A Scheduling-Based Framework for Efficient Massively Parallel Execution

Status: Completed

Start Date: 2016-04-20

End Date: 2020-02-18

Description: Modeling and simulation on high-end computing systems has grown increasingly complex in recent years as both models and computer systems continue to advance. The majority of coding and debugging time is not spent defining the problem physics but instead in balancing computations between multiple heterogeneous devices, handling communication of data, managing distributed memory systems, and providing fault-tolerance. Often, the resulting programs are barely readable as the details of the work being performed are obscured by hardware-specific setup and communication code that dominates a program's codebase. Even worse, the code used to balance computation, manage data communication, and provide fault-tolerance is re-implemented in each piece of an application even though it performs the same tasks across those sections of the software. This makes software more difficult to maintain and upgrade, and hinders porting to new hardware platforms as they become available. The time spent improving, modifying, or debugging these device specific code paths and common code sections could be better spent improving kernel performance or adding new features. To address the problem of separating physical science from computing science, we are developing a solution that decouples the problem definition from the platform-specific implementation details. This is accomplished by dividing the computation into distinct tasks, each of which takes some defined input data and produces some output data. These tasks can then be connected into a task graph by defining their dependencies on each other. This task graph describing a particular code can then be used to automatically manage data and schedule work across heterogeneous devices without requiring further user intervention. Therefore, to make use of new hardware, the user need only port any tasks that might take advantage of the new hardware, and all scheduling, data management, and synchronization required are handled automatically.
Benefits: These tools could be used to reduce software development and maintenance time and improve the computational performance and scalability of a variety of high-performance computing applications.
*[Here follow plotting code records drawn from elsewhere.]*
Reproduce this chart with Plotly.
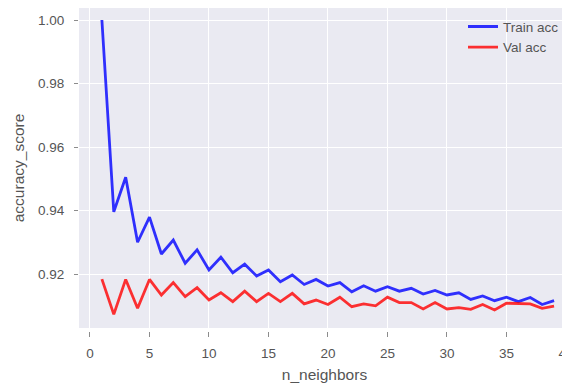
import plotly.graph_objects as go

n_neighbors = list(range(1, 40))
train_acc = [1.000, 0.9396, 0.9505, 0.9300, 0.9379, 0.9263, 0.9307, 0.9234, 0.9276, 0.9213,
             0.9253, 0.9204, 0.9231, 0.9194, 0.9213, 0.9176, 0.9197, 0.9167, 0.9183, 0.9162,
             0.9173, 0.9144, 0.9163, 0.9146, 0.9160, 0.9146, 0.9155, 0.9137, 0.9148, 0.9134,
             0.9141, 0.9120, 0.9131, 0.9116, 0.9127, 0.9113, 0.9126, 0.9104, 0.9116]
val_acc = [0.9184, 0.9073, 0.9183, 0.9092, 0.9183, 0.9134, 0.9173, 0.9129, 0.9157, 0.9118,
           0.9141, 0.9113, 0.9146, 0.9113, 0.9139, 0.9113, 0.9139, 0.9106, 0.9118, 0.9104,
           0.9127, 0.9097, 0.9106, 0.9100, 0.9127, 0.9110, 0.9110, 0.9090, 0.9110, 0.9090,
           0.9094, 0.9089, 0.9104, 0.9087, 0.9108, 0.9106, 0.9106, 0.9092, 0.9099]

x_ticks = [0, 5, 10, 15, 20, 25, 30, 35, 40]
y_ticks = [0.92, 0.94, 0.96, 0.98, 1.00]

FONT = "Liberation Sans, Arial, sans-serif"
TXT = "#262626"
TICK_TXT = "#555555"

fig = go.Figure()
fig.add_trace(go.Scatter(x=n_neighbors, y=train_acc, mode="lines", name="Train acc",
                         line=dict(color="rgba(0,0,255,0.8)", width=2.8)))
fig.add_trace(go.Scatter(x=n_neighbors, y=val_acc, mode="lines", name="Val acc",
                         line=dict(color="rgba(255,0,0,0.8)", width=2.8)))

# page body has an 8px margin, so figure coordinates are offset by 8px
fig.update_layout(
    width=570, height=385,
    margin=dict(l=71, r=8, t=0, b=62, autoexpand=False),
    paper_bgcolor="white", plot_bgcolor="#EAEAF2",
    font=dict(family=FONT, color=TXT, size=13),
    showlegend=True,
    legend=dict(x=(455 - 71) / 491, y=0.99, xanchor="left", yanchor="top",
                bgcolor="rgba(0,0,0,0)", font=dict(size=13.5, color=TICK_TXT),
                tracegroupgap=0),
)
fig.update_xaxes(
    range=[-0.924, 40.34], tickvals=x_ticks, ticktext=[str(v) for v in x_ticks],
    anchor="free", position=0, automargin=False,
    showgrid=True, gridcolor="white", gridwidth=1.3, zeroline=False,
    ticks="outside", ticklen=5, tickcolor="#8c8c8c", tickwidth=1,
    ticklabelstandoff=5,
    title=dict(text="n_neighbors", font=dict(size=15.5, color=TICK_TXT), standoff=8),
    tickfont=dict(size=13.5, color=TICK_TXT), showline=False,
)
fig.update_yaxes(
    range=[0.903, 1.00378], domain=[3 / 323, 1], automargin=False,
    tickvals=y_ticks, ticktext=["%.2f" % v for v in y_ticks],
    showgrid=True, gridcolor="white", gridwidth=1.3, zeroline=False,
    ticks="outside", ticklen=4, tickcolor="#8c8c8c", tickwidth=1,
    ticklabelstandoff=7,
    title=dict(text="accuracy_score", font=dict(size=15.5, color=TICK_TXT), standoff=9),
    tickfont=dict(size=13.5, color=TICK_TXT), showline=False,
)

fig.write_html("out.html")
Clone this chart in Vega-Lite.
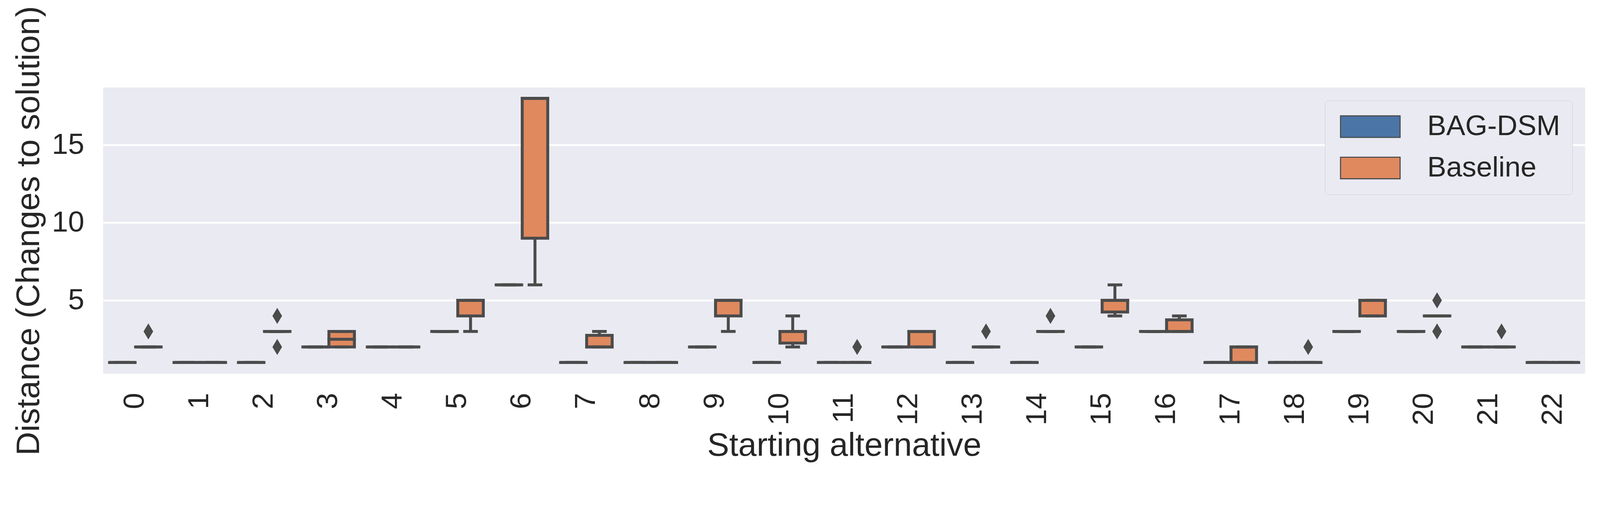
{
  "$schema": "https://vega.github.io/schema/vega-lite/v6.json",
  "width": 3794,
  "height": 733,
  "autosize": {"type": "none"},
  "padding": {"left": 264, "top": 224, "right": 39, "bottom": 264},
  "background": "white",
  "config": {
    "font": "Liberation Sans",
    "view": {"fill": "#EAEAF2", "stroke": null},
    "axis": {
      "domain": false, "ticks": false, "tickSize": 0,
      "labelColor": "#262626", "titleColor": "#262626",
      "labelFont": "Liberation Sans", "titleFont": "Liberation Sans",
      "titleFontWeight": "normal", "labelFontSize": 74.8, "titleFontSize": 84.2,
      "gridColor": "#FFFFFF", "gridWidth": 4.7, "gridOpacity": 1
    }
  },
  "datasets": {
    "boxes": [
      {"alt": 0, "method": "BAG-DSM", "lower": 1, "q1": 1, "median": 1, "q3": 1, "upper": 1},
      {"alt": 1, "method": "BAG-DSM", "lower": 1, "q1": 1, "median": 1, "q3": 1, "upper": 1},
      {"alt": 2, "method": "BAG-DSM", "lower": 1, "q1": 1, "median": 1, "q3": 1, "upper": 1},
      {"alt": 3, "method": "BAG-DSM", "lower": 2, "q1": 2, "median": 2, "q3": 2, "upper": 2},
      {"alt": 4, "method": "BAG-DSM", "lower": 2, "q1": 2, "median": 2, "q3": 2, "upper": 2},
      {"alt": 5, "method": "BAG-DSM", "lower": 3, "q1": 3, "median": 3, "q3": 3, "upper": 3},
      {"alt": 6, "method": "BAG-DSM", "lower": 6, "q1": 6, "median": 6, "q3": 6, "upper": 6},
      {"alt": 7, "method": "BAG-DSM", "lower": 1, "q1": 1, "median": 1, "q3": 1, "upper": 1},
      {"alt": 8, "method": "BAG-DSM", "lower": 1, "q1": 1, "median": 1, "q3": 1, "upper": 1},
      {"alt": 9, "method": "BAG-DSM", "lower": 2, "q1": 2, "median": 2, "q3": 2, "upper": 2},
      {"alt": 10, "method": "BAG-DSM", "lower": 1, "q1": 1, "median": 1, "q3": 1, "upper": 1},
      {"alt": 11, "method": "BAG-DSM", "lower": 1, "q1": 1, "median": 1, "q3": 1, "upper": 1},
      {"alt": 12, "method": "BAG-DSM", "lower": 2, "q1": 2, "median": 2, "q3": 2, "upper": 2},
      {"alt": 13, "method": "BAG-DSM", "lower": 1, "q1": 1, "median": 1, "q3": 1, "upper": 1},
      {"alt": 14, "method": "BAG-DSM", "lower": 1, "q1": 1, "median": 1, "q3": 1, "upper": 1},
      {"alt": 15, "method": "BAG-DSM", "lower": 2, "q1": 2, "median": 2, "q3": 2, "upper": 2},
      {"alt": 16, "method": "BAG-DSM", "lower": 3, "q1": 3, "median": 3, "q3": 3, "upper": 3},
      {"alt": 17, "method": "BAG-DSM", "lower": 1, "q1": 1, "median": 1, "q3": 1, "upper": 1},
      {"alt": 18, "method": "BAG-DSM", "lower": 1, "q1": 1, "median": 1, "q3": 1, "upper": 1},
      {"alt": 19, "method": "BAG-DSM", "lower": 3, "q1": 3, "median": 3, "q3": 3, "upper": 3},
      {"alt": 20, "method": "BAG-DSM", "lower": 3, "q1": 3, "median": 3, "q3": 3, "upper": 3},
      {"alt": 21, "method": "BAG-DSM", "lower": 2, "q1": 2, "median": 2, "q3": 2, "upper": 2},
      {"alt": 22, "method": "BAG-DSM", "lower": 1, "q1": 1, "median": 1, "q3": 1, "upper": 1},
      {"alt": 0, "method": "Baseline", "lower": 2, "q1": 2, "median": 2, "q3": 2, "upper": 2},
      {"alt": 1, "method": "Baseline", "lower": 1, "q1": 1, "median": 1, "q3": 1, "upper": 1},
      {"alt": 2, "method": "Baseline", "lower": 3, "q1": 3, "median": 3, "q3": 3, "upper": 3},
      {"alt": 3, "method": "Baseline", "lower": 2, "q1": 2, "median": 2.5, "q3": 3, "upper": 3},
      {"alt": 4, "method": "Baseline", "lower": 2, "q1": 2, "median": 2, "q3": 2, "upper": 2},
      {"alt": 5, "method": "Baseline", "lower": 3, "q1": 4, "median": 5, "q3": 5, "upper": 5},
      {"alt": 6, "method": "Baseline", "lower": 6, "q1": 9, "median": 18, "q3": 18, "upper": 18},
      {"alt": 7, "method": "Baseline", "lower": 2, "q1": 2, "median": 2, "q3": 2.75, "upper": 3},
      {"alt": 8, "method": "Baseline", "lower": 1, "q1": 1, "median": 1, "q3": 1, "upper": 1},
      {"alt": 9, "method": "Baseline", "lower": 3, "q1": 4, "median": 5, "q3": 5, "upper": 5},
      {"alt": 10, "method": "Baseline", "lower": 2, "q1": 2.25, "median": 3, "q3": 3, "upper": 4},
      {"alt": 11, "method": "Baseline", "lower": 1, "q1": 1, "median": 1, "q3": 1, "upper": 1},
      {"alt": 12, "method": "Baseline", "lower": 2, "q1": 2, "median": 3, "q3": 3, "upper": 3},
      {"alt": 13, "method": "Baseline", "lower": 2, "q1": 2, "median": 2, "q3": 2, "upper": 2},
      {"alt": 14, "method": "Baseline", "lower": 3, "q1": 3, "median": 3, "q3": 3, "upper": 3},
      {"alt": 15, "method": "Baseline", "lower": 4, "q1": 4.25, "median": 5, "q3": 5, "upper": 6},
      {"alt": 16, "method": "Baseline", "lower": 3, "q1": 3, "median": 3, "q3": 3.75, "upper": 4},
      {"alt": 17, "method": "Baseline", "lower": 1, "q1": 1, "median": 2, "q3": 2, "upper": 2},
      {"alt": 18, "method": "Baseline", "lower": 1, "q1": 1, "median": 1, "q3": 1, "upper": 1},
      {"alt": 19, "method": "Baseline", "lower": 4, "q1": 4, "median": 5, "q3": 5, "upper": 5},
      {"alt": 20, "method": "Baseline", "lower": 4, "q1": 4, "median": 4, "q3": 4, "upper": 4},
      {"alt": 21, "method": "Baseline", "lower": 2, "q1": 2, "median": 2, "q3": 2, "upper": 2},
      {"alt": 22, "method": "Baseline", "lower": 1, "q1": 1, "median": 1, "q3": 1, "upper": 1}
    ],
    "outliers": [
      {"alt": 0, "method": "Baseline", "value": 3},
      {"alt": 2, "method": "Baseline", "value": 2},
      {"alt": 2, "method": "Baseline", "value": 4},
      {"alt": 11, "method": "Baseline", "value": 2},
      {"alt": 13, "method": "Baseline", "value": 3},
      {"alt": 14, "method": "Baseline", "value": 4},
      {"alt": 18, "method": "Baseline", "value": 2},
      {"alt": 20, "method": "Baseline", "value": 3},
      {"alt": 20, "method": "Baseline", "value": 5},
      {"alt": 21, "method": "Baseline", "value": 3}
    ]
  },
  "encoding": {
    "x": {
      "field": "alt", "type": "ordinal", "sort": "ascending",
      "scale": {"type": "band", "paddingInner": 0.2, "paddingOuter": 0.1},
      "axis": {"labelAngle": -90, "labelPadding": 48.6, "title": "Starting alternative", "titlePadding": 10.3, "grid": false}
    },
    "xOffset": {
      "field": "method", "type": "nominal",
      "scale": {"domain": ["BAG-DSM", "Baseline"], "paddingInner": 0.02, "paddingOuter": 0}
    }
  },
  "layer": [
    {
      "data": {"name": "boxes"},
      "mark": {"type": "rule", "color": "#4b4b4b", "strokeWidth": 7.5},
      "encoding": {
        "y": {
          "field": "lower", "type": "quantitative", "title": "Distance (Changes to solution)",
          "scale": {"domain": [0.28, 18.7], "nice": false, "zero": false},
          "axis": {"values": [5, 10, 15], "labelPadding": 48.6, "titlePadding": 15, "grid": true}
        },
        "y2": {"field": "upper"}
      }
    },
    {
      "data": {"name": "boxes"},
      "mark": {"type": "bar", "stroke": "#4b4b4b", "strokeWidth": 7.5, "opacity": 1},
      "encoding": {
        "y": {"field": "q1", "type": "quantitative", "title": "Distance (Changes to solution)"},
        "y2": {"field": "q3"},
        "color": {
          "field": "method", "type": "nominal",
          "scale": {"domain": ["BAG-DSM", "Baseline"], "range": ["#4A75A6", "#E0895F"]},
          "legend": {
            "title": null, "orient": "top-right", "offset": 32.7, "padding": 30.9,
            "cornerRadius": 9.4, "fillColor": "#EAEAF2", "strokeColor": "#CFCFD4",
            "symbolType": "M-1,-1L4.525,-1L4.525,1L-1,1Z", "symbolSize": 3047,
            "symbolStrokeColor": "#4b4b4b", "symbolStrokeWidth": 2.8, "symbolOpacity": 1,
            "labelFontSize": 72.9, "labelOffset": 158, "labelLimit": 1000, "rowPadding": 31.8,
            "labelColor": "#262626", "labelFont": "Liberation Sans"
          }
        }
      }
    },
    {
      "data": {"name": "boxes"},
      "mark": {"type": "tick", "color": "#4b4b4b", "size": 72.9, "thickness": 7.5, "opacity": 1},
      "encoding": {
        "y": {"field": "median", "type": "quantitative", "title": "Distance (Changes to solution)"}
      }
    },
    {
      "data": {"name": "boxes"},
      "mark": {"type": "tick", "color": "#4b4b4b", "size": 37.4, "thickness": 7.5, "opacity": 1},
      "encoding": {
        "y": {"field": "lower", "type": "quantitative", "title": "Distance (Changes to solution)"}
      }
    },
    {
      "data": {"name": "boxes"},
      "mark": {"type": "tick", "color": "#4b4b4b", "size": 37.4, "thickness": 7.5, "opacity": 1},
      "encoding": {
        "y": {"field": "upper", "type": "quantitative", "title": "Distance (Changes to solution)"}
      }
    },
    {
      "data": {"name": "outliers"},
      "mark": {"type": "point", "shape": "M0,-1L0.6,0L0,1L-0.6,0Z", "filled": true, "color": "#4b4b4b", "size": 1691, "opacity": 1},
      "encoding": {
        "y": {"field": "value", "type": "quantitative", "title": "Distance (Changes to solution)"}
      }
    }
  ]
}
Specifically, we intend to initially focus on applying this technology to GEOS-5 for earth modeling, this framework can also benefit other earth modeling packages. Another application area of this technology is CFD solvers such as Fun3D and OVERFLOW. It can also be an enabler for the High-End Computing Capability (HECC) project, by enhancing both usability and performance of applications able to take advantage of heterogeneous compute architectures. Additionally, it permits more flexibility in hardware design and purchasing for high-end computing systems by reducing the effort required to port applications to new hardware architectures, such as GPUs and Xeon Phis.

Most HPC software will be able to benefit from this technology, particularly applications meant to scale to large computer systems and/or target heterogeneous hardware configurations. Expected application domains include electromagnetics simulations, computational chemistry, oil and gas exploration, and financial modeling. It also includes any domains that involve large-scale sparse linear algebra operations, large-scale image processing, and other physics-based and multi-disciplinary modeling applications.

Lead Organization: EM Photonics, Inc.